## BEGIN DATA SEGMENT

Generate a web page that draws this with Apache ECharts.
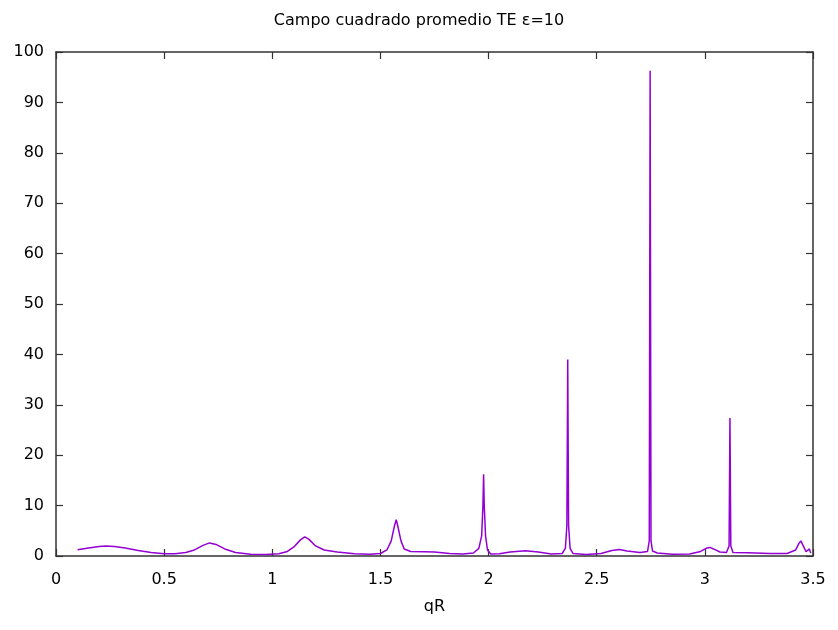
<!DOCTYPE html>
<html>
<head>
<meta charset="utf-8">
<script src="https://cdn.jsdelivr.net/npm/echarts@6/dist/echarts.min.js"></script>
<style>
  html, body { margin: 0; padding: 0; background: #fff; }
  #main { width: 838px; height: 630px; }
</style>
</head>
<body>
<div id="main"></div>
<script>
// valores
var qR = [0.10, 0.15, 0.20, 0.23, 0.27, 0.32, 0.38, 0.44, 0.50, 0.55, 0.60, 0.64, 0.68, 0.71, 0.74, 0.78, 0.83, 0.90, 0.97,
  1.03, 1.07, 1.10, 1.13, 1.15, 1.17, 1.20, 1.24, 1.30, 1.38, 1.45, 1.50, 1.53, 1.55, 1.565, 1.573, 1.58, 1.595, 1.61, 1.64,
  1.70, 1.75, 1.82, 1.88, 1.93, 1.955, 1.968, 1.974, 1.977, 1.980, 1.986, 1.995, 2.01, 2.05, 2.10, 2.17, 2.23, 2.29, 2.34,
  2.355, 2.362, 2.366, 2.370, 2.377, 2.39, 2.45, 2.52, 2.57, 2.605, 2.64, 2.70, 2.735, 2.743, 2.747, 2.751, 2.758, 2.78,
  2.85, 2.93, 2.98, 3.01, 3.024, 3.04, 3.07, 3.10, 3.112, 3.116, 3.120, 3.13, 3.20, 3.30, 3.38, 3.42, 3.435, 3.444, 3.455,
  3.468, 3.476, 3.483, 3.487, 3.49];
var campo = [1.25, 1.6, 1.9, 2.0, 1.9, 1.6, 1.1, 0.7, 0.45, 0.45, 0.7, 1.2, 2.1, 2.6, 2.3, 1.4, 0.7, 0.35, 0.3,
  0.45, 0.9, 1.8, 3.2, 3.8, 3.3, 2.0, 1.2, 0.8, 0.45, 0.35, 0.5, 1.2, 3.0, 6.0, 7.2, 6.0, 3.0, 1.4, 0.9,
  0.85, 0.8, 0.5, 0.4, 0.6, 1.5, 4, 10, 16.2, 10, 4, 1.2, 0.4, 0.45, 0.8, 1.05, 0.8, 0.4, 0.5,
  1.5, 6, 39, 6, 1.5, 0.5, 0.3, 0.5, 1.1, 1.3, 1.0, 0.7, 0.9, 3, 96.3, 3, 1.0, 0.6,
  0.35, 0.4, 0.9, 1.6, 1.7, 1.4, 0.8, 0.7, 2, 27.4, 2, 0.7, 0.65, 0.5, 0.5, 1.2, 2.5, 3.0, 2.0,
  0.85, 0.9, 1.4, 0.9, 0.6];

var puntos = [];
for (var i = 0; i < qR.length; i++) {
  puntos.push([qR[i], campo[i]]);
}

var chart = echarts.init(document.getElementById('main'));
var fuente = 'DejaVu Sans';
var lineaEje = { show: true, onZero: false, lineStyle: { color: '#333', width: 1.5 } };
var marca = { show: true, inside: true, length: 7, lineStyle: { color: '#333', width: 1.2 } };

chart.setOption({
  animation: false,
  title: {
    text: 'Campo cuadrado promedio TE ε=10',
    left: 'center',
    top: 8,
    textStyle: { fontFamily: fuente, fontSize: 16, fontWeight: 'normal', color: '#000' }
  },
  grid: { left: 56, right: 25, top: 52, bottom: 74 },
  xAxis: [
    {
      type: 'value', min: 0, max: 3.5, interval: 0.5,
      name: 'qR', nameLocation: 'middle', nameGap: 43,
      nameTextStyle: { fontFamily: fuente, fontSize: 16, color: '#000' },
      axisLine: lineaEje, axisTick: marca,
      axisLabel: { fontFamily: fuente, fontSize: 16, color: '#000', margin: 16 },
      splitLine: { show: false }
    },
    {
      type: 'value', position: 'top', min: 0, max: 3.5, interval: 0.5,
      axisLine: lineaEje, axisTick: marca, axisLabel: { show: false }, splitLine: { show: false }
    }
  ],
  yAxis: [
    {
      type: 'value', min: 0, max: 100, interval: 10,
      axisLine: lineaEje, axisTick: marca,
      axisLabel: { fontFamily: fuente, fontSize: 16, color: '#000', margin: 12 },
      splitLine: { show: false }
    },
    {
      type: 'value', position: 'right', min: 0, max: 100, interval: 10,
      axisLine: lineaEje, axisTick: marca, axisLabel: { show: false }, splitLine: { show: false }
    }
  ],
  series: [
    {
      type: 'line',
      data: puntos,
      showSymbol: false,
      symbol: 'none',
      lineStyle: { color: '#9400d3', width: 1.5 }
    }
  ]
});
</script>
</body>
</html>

## END DATA SEGMENT

**THE PROBLEM**
Keep the pictures out of the copy and return the rest of the data above exactly.

**FULL OUTPUT**
Generate a web page that draws this with Apache ECharts.
<!DOCTYPE html>
<html>
<head>
<meta charset="utf-8">
<script src="https://cdn.jsdelivr.net/npm/echarts@6/dist/echarts.min.js"></script>
<style>
  html, body { margin: 0; padding: 0; background: #fff; }
  #main { width: 838px; height: 630px; }
</style>
</head>
<body>
<div id="main"></div>
<script>
// valores
var qR = [0.10, 0.15, 0.20, 0.23, 0.27, 0.32, 0.38, 0.44, 0.50, 0.55, 0.60, 0.64, 0.68, 0.71, 0.74, 0.78, 0.83, 0.90, 0.97,
  1.03, 1.07, 1.10, 1.13, 1.15, 1.17, 1.20, 1.24, 1.30, 1.38, 1.45, 1.50, 1.53, 1.55, 1.565, 1.573, 1.58, 1.595, 1.61, 1.64,
  1.70, 1.75, 1.82, 1.88, 1.93, 1.955, 1.968, 1.974, 1.977, 1.980, 1.986, 1.995, 2.01, 2.05, 2.10, 2.17, 2.23, 2.29, 2.34,
  2.355, 2.362, 2.366, 2.370, 2.377, 2.39, 2.45, 2.52, 2.57, 2.605, 2.64, 2.70, 2.735, 2.743, 2.747, 2.751, 2.758, 2.78,
  2.85, 2.93, 2.98, 3.01, 3.024, 3.04, 3.07, 3.10, 3.112, 3.116, 3.120, 3.13, 3.20, 3.30, 3.38, 3.42, 3.435, 3.444, 3.455,
  3.468, 3.476, 3.483, 3.487, 3.49];
var campo = [1.25, 1.6, 1.9, 2.0, 1.9, 1.6, 1.1, 0.7, 0.45, 0.45, 0.7, 1.2, 2.1, 2.6, 2.3, 1.4, 0.7, 0.35, 0.3,
  0.45, 0.9, 1.8, 3.2, 3.8, 3.3, 2.0, 1.2, 0.8, 0.45, 0.35, 0.5, 1.2, 3.0, 6.0, 7.2, 6.0, 3.0, 1.4, 0.9,
  0.85, 0.8, 0.5, 0.4, 0.6, 1.5, 4, 10, 16.2, 10, 4, 1.2, 0.4, 0.45, 0.8, 1.05, 0.8, 0.4, 0.5,
  1.5, 6, 39, 6, 1.5, 0.5, 0.3, 0.5, 1.1, 1.3, 1.0, 0.7, 0.9, 3, 96.3, 3, 1.0, 0.6,
  0.35, 0.4, 0.9, 1.6, 1.7, 1.4, 0.8, 0.7, 2, 27.4, 2, 0.7, 0.65, 0.5, 0.5, 1.2, 2.5, 3.0, 2.0,
  0.85, 0.9, 1.4, 0.9, 0.6];

var puntos = [];
for (var i = 0; i < qR.length; i++) {
  puntos.push([qR[i], campo[i]]);
}

var chart = echarts.init(document.getElementById('main'));
var fuente = 'DejaVu Sans';
var lineaEje = { show: true, onZero: false, lineStyle: { color: '#333', width: 1.5 } };
var marca = { show: true, inside: true, length: 7, lineStyle: { color: '#333', width: 1.2 } };

chart.setOption({
  animation: false,
  title: {
    text: 'Campo cuadrado promedio TE ε=10',
    left: 'center',
    top: 8,
    textStyle: { fontFamily: fuente, fontSize: 16, fontWeight: 'normal', color: '#000' }
  },
  grid: { left: 56, right: 25, top: 52, bottom: 74 },
  xAxis: [
    {
      type: 'value', min: 0, max: 3.5, interval: 0.5,
      name: 'qR', nameLocation: 'middle', nameGap: 43,
      nameTextStyle: { fontFamily: fuente, fontSize: 16, color: '#000' },
      axisLine: lineaEje, axisTick: marca,
      axisLabel: { fontFamily: fuente, fontSize: 16, color: '#000', margin: 16 },
      splitLine: { show: false }
    },
    {
      type: 'value', position: 'top', min: 0, max: 3.5, interval: 0.5,
      axisLine: lineaEje, axisTick: marca, axisLabel: { show: false }, splitLine: { show: false }
    }
  ],
  yAxis: [
    {
      type: 'value', min: 0, max: 100, interval: 10,
      axisLine: lineaEje, axisTick: marca,
      axisLabel: { fontFamily: fuente, fontSize: 16, color: '#000', margin: 12 },
      splitLine: { show: false }
    },
    {
      type: 'value', position: 'right', min: 0, max: 100, interval: 10,
      axisLine: lineaEje, axisTick: marca, axisLabel: { show: false }, splitLine: { show: false }
    }
  ],
  series: [
    {
      type: 'line',
      data: puntos,
      showSymbol: false,
      symbol: 'none',
      lineStyle: { color: '#9400d3', width: 1.5 }
    }
  ]
});
</script>
</body>
</html>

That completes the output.